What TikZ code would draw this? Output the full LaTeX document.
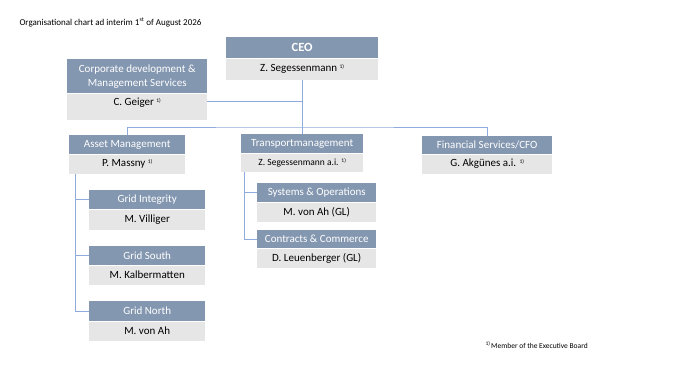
\documentclass[tikz,border=0pt]{standalone}
\usepackage{fontspec}
\setmainfont{Carlito}
\usetikzlibrary{positioning}
\definecolor{hdblue}{HTML}{8497B0}
\definecolor{bdgray}{HTML}{E7E6E6}
\definecolor{lnblue}{HTML}{8FAADC}
\newcommand{\eb}{\raisebox{3pt}{\fontsize{5.5}{6}\selectfont 1)}}
\tikzstyle{hd}=[fill=hdblue,text=white,inner sep=0pt,minimum height=19,anchor=north west,font=\fontsize{11}{14}\selectfont]
\tikzstyle{bd}=[fill=bdgray,inner sep=0pt,minimum height=19,font=\fontsize{11}{14}\selectfont]
\tikzstyle{ln}=[draw=lnblue,line width=0.8pt]

\begin{document}
\begin{tikzpicture}[x=1pt,y=-1pt]
	\useasboundingbox (0,0) rectangle (690,388);
	\node[anchor=west,font=\fontsize{9}{11}\selectfont] (title) at (16,22) {Organisational chart ad interim 1\textsuperscript{st} of August 2026};

	% top
	\node[hd,minimum width=152,minimum height=21,font=\bfseries\fontsize{12.5}{14}\selectfont] (ceo-h) at (226,37) {CEO};
	\node[bd,minimum width=152,minimum height=21,below=0pt of ceo-h] (ceo-b) {Z. Segessenmann \eb};
	\node[hd,minimum width=140,minimum height=34,align=center] (cds-h) at (67,59) {Corporate development \&\\Management Services};
	\node[bd,minimum width=140,minimum height=26,text height=9,text depth=11,below=0pt of cds-h] (cds-b) {C. Geiger \eb};

	% divisions
	\node[hd,minimum width=116] (am-h) at (69,135) {Asset Management};
	\node[bd,minimum width=116,below=0pt of am-h] (am-b) {P. Massny \eb};
	\node[hd,minimum width=122] (tm-h) at (241,134) {Transportmanagement};
	\node[bd,minimum width=122,minimum height=18,font=\fontsize{9.5}{11}\selectfont,below=0pt of tm-h] (tm-b) {Z. Segessenmann a.i. \eb};
	\node[hd,minimum width=130,minimum height=18] (fin-h) at (422,136) {Financial Services/CFO};
	\node[bd,minimum width=130,below=0pt of fin-h] (fin-b) {G. Akgünes a.i. \eb};

	% units
	\node[hd,minimum width=116] (gi-h) at (89,190) {Grid Integrity};
	\node[bd,minimum width=116,minimum height=20,below=0pt of gi-h] (gi-b) {M. Villiger};
	\node[hd,minimum width=116] (gs-h) at (89,246) {Grid South};
	\node[bd,minimum width=116,below=0pt of gs-h] (gs-b) {M. Kalbermatten};
	\node[hd,minimum width=116,minimum height=20] (gn-h) at (89,301) {Grid North};
	\node[bd,minimum width=116,below=0pt of gn-h] (gn-b) {M. von Ah};
	\node[hd,minimum width=119] (so-h) at (257,183) {Systems \& Operations};
	\node[bd,minimum width=119,below=0pt of so-h] (so-b) {M. von Ah (GL)};
	\node[hd,minimum width=119,minimum height=18] (cc-h) at (257,230) {Contracts \& Commerce};
	\node[bd,minimum width=119,below=0pt of cc-h] (cc-b) {D. Leuenberger (GL)};

	% lines
	\coordinate (bus) at (302,127);
	\coordinate (amx) at ([xshift=6pt]am-b.south west);
	\coordinate (tmx) at ([xshift=3pt]tm-b.south west);
	\draw[ln] (ceo-b.south) -- (tm-h.north);
	\draw[ln] ([yshift=5pt]cds-b.east) -- ([yshift=5pt]cds-b.east -| ceo-b.south);
	\draw[ln] (am-h.north) |- (bus) -| (fin-h.north);
	\draw[ln] (amx) |- (gn-h.west);
	\foreach \g in {gi,gs}
		\draw[ln] (amx |- \g-h.west) -- (\g-h.west);
	\draw[ln] (tmx) |- (cc-h.west);
	\draw[ln] (tmx |- so-h.west) -- (so-h.west);

	\node[anchor=west,font=\fontsize{7.5}{9}\selectfont] (note) at (482,345) {\eb\,Member of the Executive Board};
\end{tikzpicture}
\end{document}
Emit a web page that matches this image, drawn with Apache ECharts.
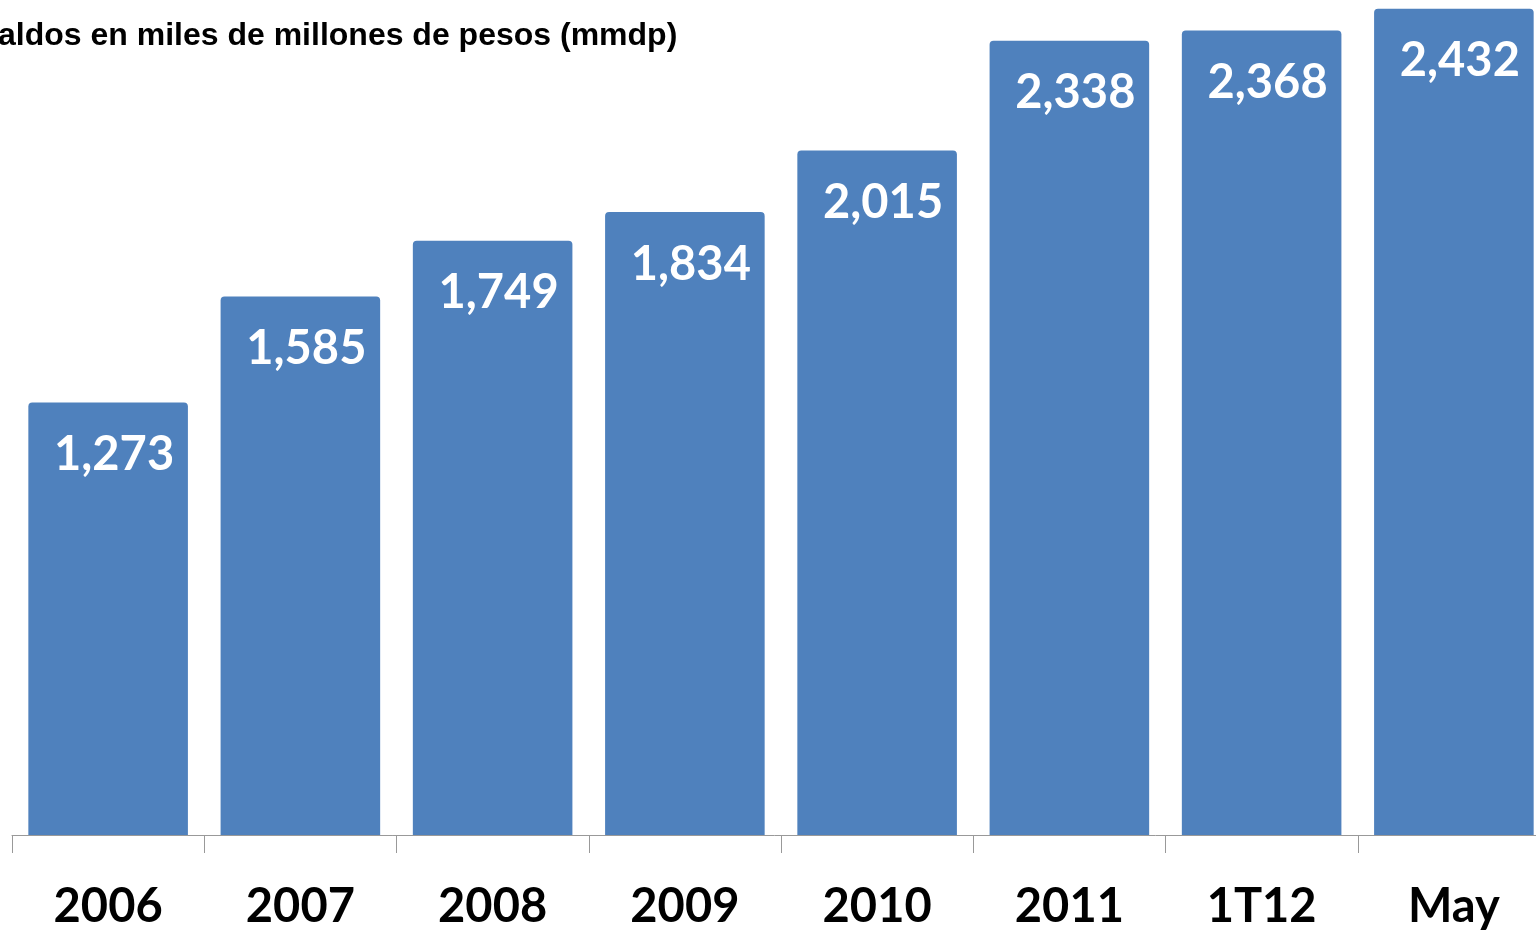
<!DOCTYPE html>
<html>
<head>
<meta charset="utf-8">
<script src="https://cdn.jsdelivr.net/npm/echarts@6/dist/echarts.min.js"></script>
<style>html,body{margin:0;padding:0;background:#fff}#c{width:1536px;height:930px}</style>
</head>
<body>
<div id="c"></div>
<script>
const categories = ['2006', '2007', '2008', '2009', '2010', '2011', '1T12', 'May'];
const saldos = [1273, 1585, 1749, 1834, 2015, 2338, 2368, 2432];
const subtitle = 'aldos en miles de millones de pesos (mmdp)';

const chart = echarts.init(document.getElementById('c'));
chart.setOption({
  animation: false,
  title: {
    text: subtitle,
    left: -2,
    top: 20,
    padding: 0,
    textStyle: { fontFamily: 'Liberation Sans', fontWeight: 'bold', fontSize: 32, color: '#000' }
  },
  grid: { left: 12, top: 6, height: 829, width: 1538, outerBoundsMode: 'none', containLabel: false },
  xAxis: {
    type: 'category',
    data: categories,
    axisLine: { lineStyle: { color: '#999', width: 1 } },
    axisTick: { show: true, alignWithLabel: false, length: 18, lineStyle: { color: '#999' } },
    axisLabel: {
      margin: 48,
      fontFamily: 'Lato',
      fontWeight: 'bold',
      fontSize: 47,
      color: '#000'
    }
  },
  yAxis: {
    type: 'value',
    min: 0,
    max: 2440,
    show: false,
    splitLine: { show: false }
  },
  series: [{
    type: 'bar',
    data: saldos,
    barCategoryGap: '17%',
    itemStyle: { color: '#4F81BD', borderRadius: [4, 4, 0, 0] },
    label: {
      show: true,
      position: 'insideTop',
      distance: 29,
      offset: [6, 0],
      color: '#fff',
      fontFamily: 'Lato',
      fontWeight: 'bold',
      fontSize: 47,
      formatter: p => p.value.toLocaleString('en-US')
    }
  }]
});
</script>
</body>
</html>
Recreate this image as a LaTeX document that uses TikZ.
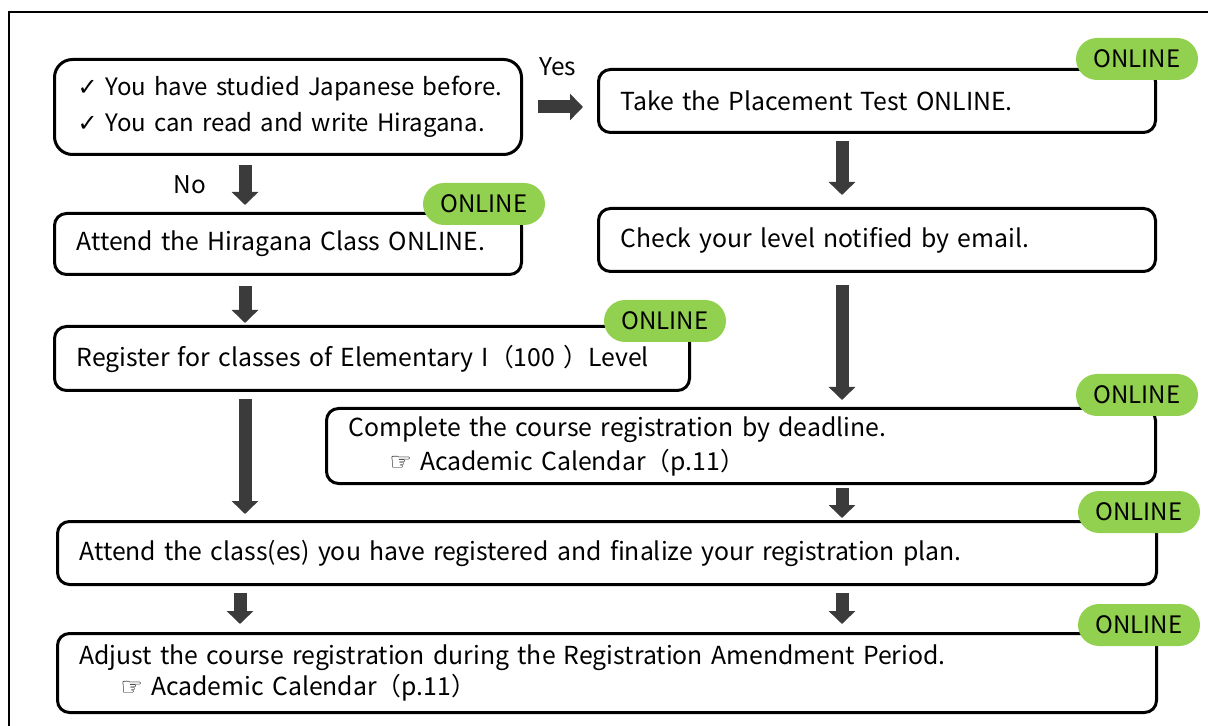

◇ ◇ ◇ ◇

TASK GOAL
Copy all lines from the data that hold the word "LaTeX".

THE COMPLETED TASK
What TikZ code would draw this? Output the full LaTeX document.
Recreate this image as a LaTeX document that uses TikZ.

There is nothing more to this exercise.